Singapore has reduced its list of approved overseas medical schools, while China plans to reduce its English medium medical offer.
May 9 2019
2 Min Read

The Singapore Medical Council has reduced its list of approved overseas medical schools from 160 to 103. The move will ensure the quality of overseas-trained doctors in the country remains high, it says.

The announcement comes around the same time as China reduced its approved English medium medical courses.

Taking into account the rankings and performance of universities’ conditionally registered doctors, the SMC’s recommendations have been approved by the country’s Ministry of Health and will become effective on January 1, 2020.

“We expect our need to recruit overseas-trained doctors to moderate and stabilise”

Students from Singapore who have already secured a place at one of the 57 institutions removed from the list, or who are studying at those schools before next year, will not be affected by the change, according to a statement.

The Ministry of Health says it has been growing its local healthcare training pipelines, and “building a strong local core to meet the healthcare needs of our ageing population”.

Three institutions in Singapore – the Yong Loo Lin School of Medicine at the National University of Singapore, Duke-NUS Medical School and the Lee Kong Chian School of Medicine at the Nanyang Technological University – have seen intakes rise from 300 in 2010 to around 500 in 2018, according to the Ministry.

“The impact of the increase in local medical school intake will be fully realised from 2023, when these students graduate. As such, we expect our need to recruit overseas-trained doctors to moderate and stabilise in the coming years,” the statement explains.
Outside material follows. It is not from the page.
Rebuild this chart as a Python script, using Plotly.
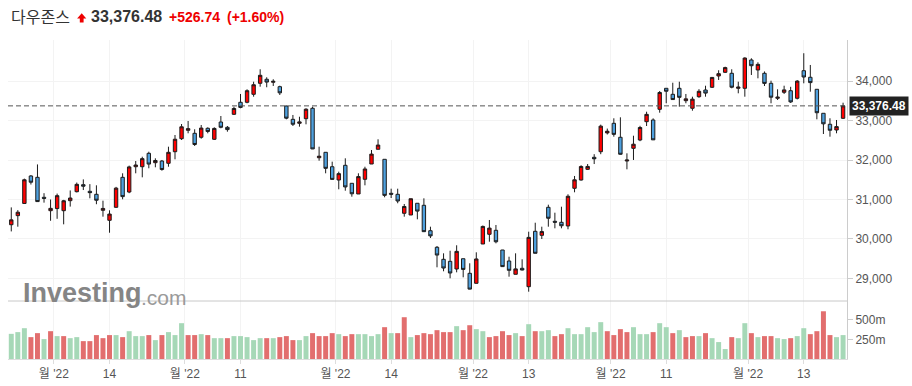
import plotly.graph_objects as go

# ---------------- data ----------------
months = {
    "06": [22, 23, 24, 27, 28, 29, 30],
    "07": [1, 5, 6, 7, 8, 11, 12, 13, 14, 15, 18, 19, 20, 21, 22, 25, 26, 27, 28, 29],
    "08": [1, 2, 3, 4, 5, 8, 9, 10, 11, 12, 15, 16, 17, 18, 19, 22, 23, 24, 25, 26, 29, 30, 31],
    "09": [1, 2, 6, 7, 8, 9, 12, 13, 14, 15, 16, 19, 20, 21, 22, 23, 26, 27, 28, 29, 30],
    "10": [3, 4, 5, 6, 7, 10, 11, 12, 13, 14, 17, 18, 19, 20, 21, 24, 25, 26, 27, 28, 31],
    "11": [1, 2, 3, 4, 7, 8, 9, 10, 11, 14, 15, 16, 17, 18, 21, 22, 23, 25, 28, 29, 30],
    "12": [1, 2, 5, 6, 7, 8, 9, 12, 13, 14, 15, 16, 19, 20, 21],
}
dates = [f"2022-{m}-{d:02d}" for m, days in months.items() for d in days]

opens = [30360, 30590, 30900, 31597, 31563, 31056, 30716, 30770, 30716, 30970,
         31198, 31376, 31208, 31132, 30726, 30472, 30802, 31563, 31190, 31832,
         31832, 32172, 31934, 31977, 31919, 32213, 32543, 32756, 32680, 32579,
         32807, 32528, 32967, 32832, 33162, 33467, 33467, 33670, 33949, 34051,
         33975, 33863, 33373, 33035, 32934, 33051, 33315, 32060, 32198, 31832,
         31495, 31868, 31411, 31140, 31513, 31901, 32274, 32020, 31157, 31132,
         30650, 30607, 30904, 30853, 30208, 29787, 29482, 29431, 29236, 29497,
         29127, 28873, 29871, 30117, 30218, 29718, 29439, 29102, 29254, 28787,
         30193, 30091, 30802, 30447, 30421, 30328, 31284, 31495, 31766, 32071,
         32213, 32690, 32934, 32579, 31977, 32299, 32510, 32975, 33018, 33289,
         33822, 33670, 33822, 33508, 33315, 33609, 33779, 33848, 34135, 34228,
         34203, 33822, 33822, 34541, 34287, 34203, 33949, 33569, 33721, 33761,
         33569, 34269, 34102, 33797, 33188, 32909, 32764, 33061]
highs = [30800, 30730, 31530, 31620, 31890, 31160, 31000, 31150, 30990, 31230,
         31430, 31510, 31390, 31360, 30970, 30726, 31320, 31665, 31860, 31977,
         32086, 32213, 32045, 32003, 32340, 32637, 32916, 32992, 32782, 32891,
         32832, 32832, 33119, 32865, 33355, 33678, 33797, 33990, 34305, 34102,
         34051, 33888, 33380, 33145, 33101, 33315, 33355, 32340, 32198, 31960,
         31706, 32045, 31411, 31665, 31832, 32256, 32528, 32020, 31274, 31274,
         30886, 31020, 30904, 31030, 30310, 29820, 29634, 29700, 29838, 29497,
         29381, 29660, 30340, 30480, 30353, 29720, 29548, 29634, 29482, 30183,
         30411, 30310, 30868, 30665, 30817, 31132, 31597, 31870, 31900, 32150,
         32900, 32800, 33061, 33086, 32172, 32619, 32870, 33228, 33060, 33754,
         33822, 33964, 33990, 33678, 33609, 33800, 33888, 34110, 34280, 34370,
         34305, 33990, 34609, 34584, 34482, 34250, 34015, 33797, 33888, 33860,
         34030, 34712, 34414, 33797, 33188, 33061, 33018, 33457]
lows = [30190, 30310, 30890, 31380, 30940, 30920, 30460, 30510, 30370, 30820,
        31180, 31240, 31030, 30880, 30564, 30157, 30790, 31005, 31160, 31665,
        31563, 31792, 31817, 31731, 31832, 32020, 32510, 32680, 32358, 32543,
        32680, 32510, 32807, 32721, 33145, 33315, 33442, 33609, 33863, 33848,
        33881, 33652, 33035, 32865, 32848, 32908, 32280, 31985, 31665, 31500,
        31259, 31223, 31071, 31140, 31360, 31901, 32274, 31056, 31038, 30904,
        30564, 30607, 30497, 30180, 30023, 29279, 29178, 29000, 29152, 29025,
        28720, 28870, 29871, 29929, 29888, 29290, 29041, 29100, 29200, 28660,
        29634, 29997, 30310, 30269, 30269, 30244, 31183, 31480, 31750, 31900,
        32150, 32650, 32594, 32140, 31766, 32003, 32480, 32865, 32510, 33203,
        33442, 33530, 33355, 33442, 33254, 33580, 33609, 33830, 34033, 34210,
        33822, 33695, 33609, 34160, 34076, 33880, 33442, 33525, 33678, 33450,
        33540, 33949, 33736, 33035, 32662, 32594, 32680, 33043]
closes = [30483.13, 30677.36, 31500.68, 31438.26, 30946.99, 31029.31, 30775.43, 31097.26, 30967.82, 31037.68,
          31384.55, 31338.15, 31173.84, 30981.33, 30772.79, 30630.17, 31288.26, 31072.61, 31827.05, 31874.84,
          32036.90, 31899.29, 31990.04, 31761.54, 32197.59, 32529.63, 32845.13, 32798.40, 32396.17, 32812.50,
          32726.82, 32803.47, 32832.54, 32774.41, 33309.51, 33336.67, 33761.05, 33912.44, 34152.01, 33980.32,
          33999.04, 33706.74, 33063.61, 32909.59, 32969.23, 33291.78, 32283.40, 32098.99, 31790.87, 31510.43,
          31656.42, 31318.44, 31145.30, 31581.28, 31774.52, 32151.71, 32381.34, 31104.97, 31135.09, 30961.82,
          30822.42, 31019.68, 30706.23, 30183.78, 30076.68, 29590.41, 29260.81, 29134.99, 29683.74, 29225.61,
          28725.51, 29490.89, 30316.32, 30273.87, 29926.94, 29296.79, 29202.88, 29239.19, 29210.85, 30038.72,
          29634.83, 30185.82, 30523.80, 30423.81, 30333.59, 31082.56, 31499.62, 31836.74, 31839.11, 32033.28,
          32861.80, 32732.95, 32653.20, 32147.76, 32001.25, 32403.22, 32827.00, 33160.83, 32513.94, 33715.37,
          33747.86, 33536.70, 33592.92, 33553.83, 33546.32, 33745.69, 33700.28, 34098.10, 34194.06, 34347.03,
          33849.46, 33852.53, 34589.77, 34395.01, 34429.88, 33947.10, 33596.34, 33597.92, 33781.48, 33476.46,
          34005.04, 34108.64, 33966.35, 33202.22, 32920.46, 32757.54, 32849.74, 33376.48]
volumes_m = [321, 343, 393, 279, 330, 254, 355, 292, 292, 266,
             279, 228, 228, 305, 266, 305, 305, 279, 355, 292,
             292, 305, 241, 305, 343, 305, 457, 305, 305, 317,
             305, 266, 266, 266, 292, 292, 279, 241, 266, 266,
             266, 279, 292, 241, 241, 292, 330, 292, 292, 330,
             317, 292, 317, 317, 317, 292, 317, 406, 330, 330,
             533, 279, 305, 330, 317, 368, 343, 343, 419,
             368, 431, 381, 355, 279, 292, 355, 305, 330, 292,
             444, 355, 355, 368, 292, 317, 393, 317, 317, 406,
             343, 470, 355, 305, 381, 343, 406, 317, 317, 343,
             457, 406, 330, 368, 279, 292, 292, 330, 266, 216,
             127, 279, 266, 457, 330, 279, 292, 292, 266, 254,
             266, 292, 393, 317, 355, 609, 305, 279, 305]

tick_dates = ["2022-07-01", "2022-07-14", "2022-08-01", "2022-08-11", "2022-09-01", "2022-09-14",
              "2022-10-03", "2022-10-13", "2022-11-01", "2022-11-11", "2022-12-01", "2022-12-13"]
tick_text = ["월 '22", "14", "월 '22", "11", "월 '22", "14",
             "월 '22", "13", "월 '22", "11", "월 '22", "13"]
price_ticks = [29000, 30000, 31000, 32000, 33000, 34000]
volume_ticks = [250, 500]
volume_tick_text = ["250m", "500m"]

title_name = "다우존스"
last_price = "33,376.48"
change_text = "+526.74"
change_pct = "(+1.60%)"

# ---------------- derived ----------------
xs = list(range(len(dates)))
tickvals = []
for d, t in zip(tick_dates, tick_text):
    i = dates.index(d)
    tickvals.append(i - 0.5 if "월" in t else i)

vol_colors = []
for i, c in enumerate(closes):
    up = True if i == 0 else c >= closes[i - 1]
    vol_colors.append("#a6d8b7" if up else "#e26e6e")

# page pixel layout: plot area x 8..847, y 40..359 (body margin removed by post_script)
W, H = 912, 386
L, R, T, B = 8, 847, 40, 359
def px(x):
    return (x - L) / (R - L)
def py(y):
    return (B - y) / (B - T)

vol_dom_top = py(301)

fig = go.Figure()
fig.add_trace(go.Candlestick(
    x=xs, open=opens, high=highs, low=lows, close=closes,
    increasing=dict(fillcolor="#ff0000", line=dict(color="#1c1c1c", width=1)),
    decreasing=dict(fillcolor="#4ea0de", line=dict(color="#1c1c1c", width=1)),
    whiskerwidth=0, xaxis="x", yaxis="y", showlegend=False,
))
fig.add_trace(go.Bar(
    x=xs, y=volumes_m, marker=dict(color=vol_colors, line=dict(width=0)),
    xaxis="x", yaxis="y2", showlegend=False,
))

axis_font = dict(family="Arial, Liberation Sans", size=12, color="#555555")
fig.update_layout(
    width=W, height=H,
    margin=dict(l=L, r=W - R, t=T, b=H - B, autoexpand=False),
    paper_bgcolor="white", plot_bgcolor="white",
    bargap=0.24, boxgap=0.26,
    xaxis=dict(
        anchor="y2", range=[-0.5, 127.6], tickmode="array",
        tickvals=tickvals, ticktext=tick_text,
        tickfont=dict(family="Arial, Noto Sans CJK KR", size=12, color="#555555"),
        showline=True, linecolor="#dddddd", linewidth=1,
        ticks="outside", ticklen=4, tickcolor="#dddddd",
        showgrid=True, gridcolor="#f3f3f3", zeroline=False,
        rangeslider=dict(visible=False), fixedrange=True, automargin=False,
    ),
    yaxis=dict(
        domain=[vol_dom_top, 1], side="right", range=[28424, 35048],
        tickmode="array", tickvals=price_ticks, tickformat=",d",
        tickfont=axis_font, ticks="outside", ticklen=5, tickcolor="#cccccc",
        showline=True, linecolor="#cccccc", linewidth=1,
        showgrid=True, gridcolor="#f3f3f3", zeroline=False, automargin=False,
    ),
    yaxis2=dict(
        domain=[0, vol_dom_top], side="right", range=[0, 740], anchor="x",
        tickmode="array", tickvals=volume_ticks, ticktext=volume_tick_text,
        tickfont=axis_font, ticks="outside", ticklen=5, tickcolor="#cccccc",
        showline=True, linecolor="#cccccc", linewidth=1,
        showgrid=False, zeroline=False, automargin=False,
    ),
    hovermode=False,
)

shapes = [
    # separator between panels
    dict(type="line", xref="paper", yref="paper", x0=0, x1=1, y0=vol_dom_top, y1=vol_dom_top,
         line=dict(color="#c8c8c8", width=1)),
    # last price dashed line
    dict(type="line", xref="paper", yref="y", x0=0, x1=1, y0=closes[-1], y1=closes[-1],
         line=dict(color="#555555", width=1, dash="5px,3px")),
    # header up arrow
    dict(type="path", xref="paper", yref="paper",
         path=(f"M {px(81.7)} {py(13.2)} L {px(86.3)} {py(18.6)} L {px(83.6)} {py(18.6)} "
               f"L {px(83.6)} {py(22.6)} L {px(79.8)} {py(22.6)} L {px(79.8)} {py(18.6)} "
               f"L {px(77.1)} {py(18.6)} Z"),
         fillcolor="#ee0000", line=dict(width=0)),
]

annotations = [
    dict(xref="paper", yref="paper", x=px(9), y=py(16), xanchor="left", yanchor="middle",
         text=title_name, showarrow=False,
         font=dict(family="Noto Sans CJK KR", size=16, color="#333333")),
    dict(xref="paper", yref="paper", x=px(89), y=py(16), xanchor="left", yanchor="middle",
         text=f"<b>{last_price}</b>", showarrow=False,
         font=dict(family="Arial, Liberation Sans", size=16, color="#333333")),
    dict(xref="paper", yref="paper", x=px(167), y=py(16.5), xanchor="left", yanchor="middle",
         text=f"<b>{change_text}</b>", showarrow=False,
         font=dict(family="Arial, Liberation Sans", size=14, color="#ee0000")),
    dict(xref="paper", yref="paper", x=px(225), y=py(16.5), xanchor="left", yanchor="middle",
         text=f"<b>{change_pct}</b>", showarrow=False,
         font=dict(family="Arial, Liberation Sans", size=14, color="#ee0000")),
    # watermark
    dict(xref="paper", yref="paper", x=px(21), y=py(293), xanchor="left", yanchor="middle",
         text="<b>Investing</b>", showarrow=False,
         font=dict(family="Arial, Liberation Sans", size=27, color="#858585")),
    dict(xref="paper", yref="paper", x=px(139), y=py(297), xanchor="left", yanchor="middle",
         text=".com", showarrow=False,
         font=dict(family="Arial, Liberation Sans", size=21, color="#9a9a9a")),
    # last price label
    dict(xref="paper", yref="y", x=1, y=closes[-1], xanchor="left", yanchor="middle",
         xshift=2, text=f"<b>{last_price}</b>", showarrow=False, bgcolor="#222222", borderpad=2,
         font=dict(family="Arial, Liberation Sans", size=12, color="white")),
]

fig.update_layout(shapes=shapes, annotations=annotations)
fig.write_html(
    "out.html",
    config={"displayModeBar": False, "staticPlot": True},
    post_script="document.body.style.margin='0';document.body.style.overflow='hidden';",
)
Four Chinese healthcare training providers remain on the list – Peking University Health Science Centre, Fudan University Shanghai Medical College, Tsinghua University Peking Union Medical College, and Shanghai Jiao Tong University School of Medicine. Four others will be removed.

However, the Chinese Ministry of Education recently limited the number of its universities that can teach medical programs to 45, and three of the Singapore-approved courses are not allowed to train medical students in English.

Some stakeholders have suggested that the move by the Chinese Ministry will reduce the number of medical students hailing from India studying in China in the future.

“Schools not listed (in the list of 45 universities) shall not recruit undergraduate students majoring in clinical medicine (in English) to come to China, but only undergraduate students majoring in clinical medicine taught in Chinese,” China’s Ministry of Education statement reads.

“‘Bilingual Teaching’… to recruit foreign students in Bachelor of Medicine and Bachelor of Surgery is strictly prohibited,” it adds.

For other schools that have been removed from Singapore’s approved list of medical institutions, impact is not expect to be dramatic.

A spokesperson from the University of Iowa Health Care told The PIE News that the institution has very few foreign students.

“This change will not impact our medical student program,” they said. “We accept some foreign resident physicians, but very few from Singapore. This decision will not have a significant impact.”